A photo that's clearly of a minor in a sexual context

CSAM. This should have been blocked by our content filter. If it reached you, vote and report immediately.

Vote: Remove remove + escalates to NCMEC

Reviewer safety

If something nasty reaches you, we're sorry

Our intent is to use technology from Hive.ai and the NCMEC to keep the worst of what gets reported from ever reaching you. Child sexual abuse material, severe violence, sexual abuse, and similar content is supposed to be caught and removed by these automated systems before any reviewer is asked to look at it. We invest in those filters specifically so that the work you do is bounded — borderline tone calls, not trauma.
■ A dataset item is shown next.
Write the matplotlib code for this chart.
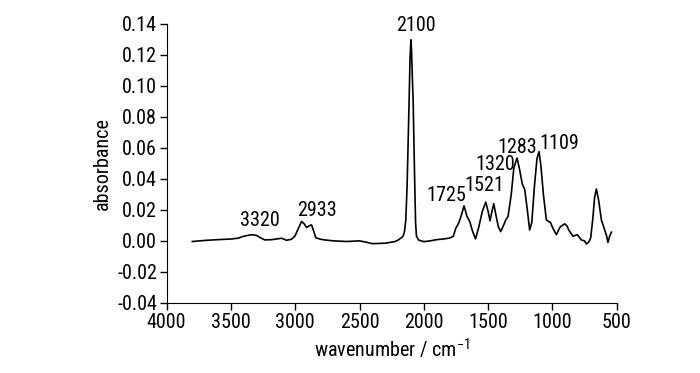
import numpy as np
import matplotlib
matplotlib.use("Agg")
import matplotlib.pyplot as plt

plt.rcParams['font.family'] = ['Roboto Condensed', 'Liberation Sans', 'DejaVu Sans']
plt.rcParams['mathtext.fontset'] = 'custom'
plt.rcParams['mathtext.rm'] = 'Roboto Condensed'
plt.rcParams['mathtext.it'] = 'Roboto Condensed'

# spectrum (wavenumber, absorbance)
wavenumber = [3800, 3700, 3600, 3500, 3446, 3400, 3340, 3300, 3270, 3236, 3180, 3106,
              3067, 3030, 3003, 2975, 2951, 2930, 2912, 2890, 2873, 2855, 2840, 2800,
              2770, 2700, 2600, 2500, 2450, 2400, 2300, 2250, 2226, 2200, 2175, 2161,
              2150, 2140, 2130, 2120, 2114, 2107, 2100, 2095, 2089, 2083, 2076, 2070,
              2064, 2057, 2040, 2000, 1950, 1900, 1850, 1800, 1770, 1752, 1728, 1710,
              1687, 1665, 1643, 1620, 1598, 1575, 1545, 1518, 1500, 1485, 1470, 1456,
              1440, 1420, 1402, 1380, 1360, 1345, 1320, 1300, 1275, 1255, 1235, 1215,
              1195, 1177, 1160, 1140, 1120, 1104, 1090, 1070, 1047, 1030, 1016, 995,
              969, 940, 904, 885, 873, 840, 806, 775, 750, 736, 715, 702, 685, 672,
              658, 640, 619, 593, 578, 568, 555, 541]
absorbance = [-0.0004, 0.0003, 0.0008, 0.0012, 0.0017, 0.003, 0.004, 0.0035, 0.002, 0.0006,
              0.0008, 0.0017, 0.0004, 0.001, 0.003, 0.008, 0.0125, 0.011, 0.0086, 0.0098,
              0.0103, 0.006, 0.002, 0.001, 0.0006, 0.0, -0.0004, 0.0, -0.0008, -0.0018,
              -0.0015, -0.0008, -0.0005, 0.0005, 0.002, 0.003, 0.006, 0.0135, 0.035, 0.07,
              0.091, 0.118, 0.1297, 0.122, 0.105, 0.091, 0.06, 0.035, 0.012, 0.003,
              0.0005, -0.0005, 0.0, 0.0008, 0.0012, 0.0018, 0.003, 0.008, 0.0116, 0.016,
              0.0226, 0.016, 0.0125, 0.006, 0.0013, 0.008, 0.019, 0.025, 0.019, 0.013,
              0.019, 0.024, 0.017, 0.009, 0.006, 0.01, 0.014, 0.0157, 0.03, 0.047,
              0.0535, 0.046, 0.037, 0.033, 0.02, 0.007, 0.012, 0.035, 0.053, 0.0576,
              0.049, 0.03, 0.0135, 0.0125, 0.012, 0.008, 0.004, 0.009, 0.011, 0.0095,
              0.007, 0.003, 0.004, 0.0006, 0.0, -0.002, -0.0005, 0.002, 0.015, 0.028,
              0.0335, 0.026, 0.0135, 0.007, 0.003, -0.001, 0.003, 0.0056]

# peak labels and where their text sits
peak_labels = ['3320', '2933', '2100', '1725', '1521', '1320', '1283', '1109']
label_x = [3275, 2834, 2064, 1824, 1526, 1448, 1277, 943]
label_y = [0.0132, 0.0195, 0.139, 0.0292, 0.0356, 0.049, 0.0603, 0.0626]

fig = plt.figure(figsize=(7, 3.73), dpi=100)
ax = fig.add_axes([0.238, 0.188, 0.643, 0.748])
ax.plot(wavenumber, absorbance, color='black', lw=1.2)

for t, x, y in zip(peak_labels, label_x, label_y):
    ax.text(x, y, t, ha='center', va='center', fontsize=14.5)

ax.set_xlim(4000, 500)
ax.set_ylim(-0.04, 0.14)
ax.set_xticks(np.arange(4000, 499, -500))
ax.set_yticks(np.arange(-0.04, 0.141, 0.02))
ax.set_yticklabels(['%.2f' % v for v in np.arange(-0.04, 0.141, 0.02)])
ax.spines['top'].set_visible(False)
ax.spines['right'].set_visible(False)
ax.tick_params(direction='out', length=5, width=1, labelsize=14.5, pad=2)
ax.set_xlabel('wavenumber / cm$^{-1}$', fontsize=14.5, labelpad=4)
ax.set_ylabel('absorbance', fontsize=14.5, labelpad=4)

fig.savefig('out.png', dpi=100)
If something awful gets through, we're sorry. Tell us via support@teacups.com when this happens — every miss helps us tighten the next layer. And please take a break, talk to someone, step away. You don't owe us your wellbeing.

Rewards

How to become one

Reviewer invitations are earned, not requested. Once you've participated in teacups for a while and earned enough tea leaves through normal use, the app will offer you an invitation. There's no application, no interview, no background check — being an active neighbor is the qualification. Accept the invitation if you want to help; decline if you don't. If you decline, you can choose Not Right Now (we might invite you again later) or Don't Invite Me Again (we won't). If you opt out and change your mind, a toggle appears in Preferences to re-enable invitations.

If you're already a reviewer, you can step away anytime — Resign as Reviewer is in both the chat menu and Preferences. After a short break you'll see Rejoin Community Reviewers in the chat menu.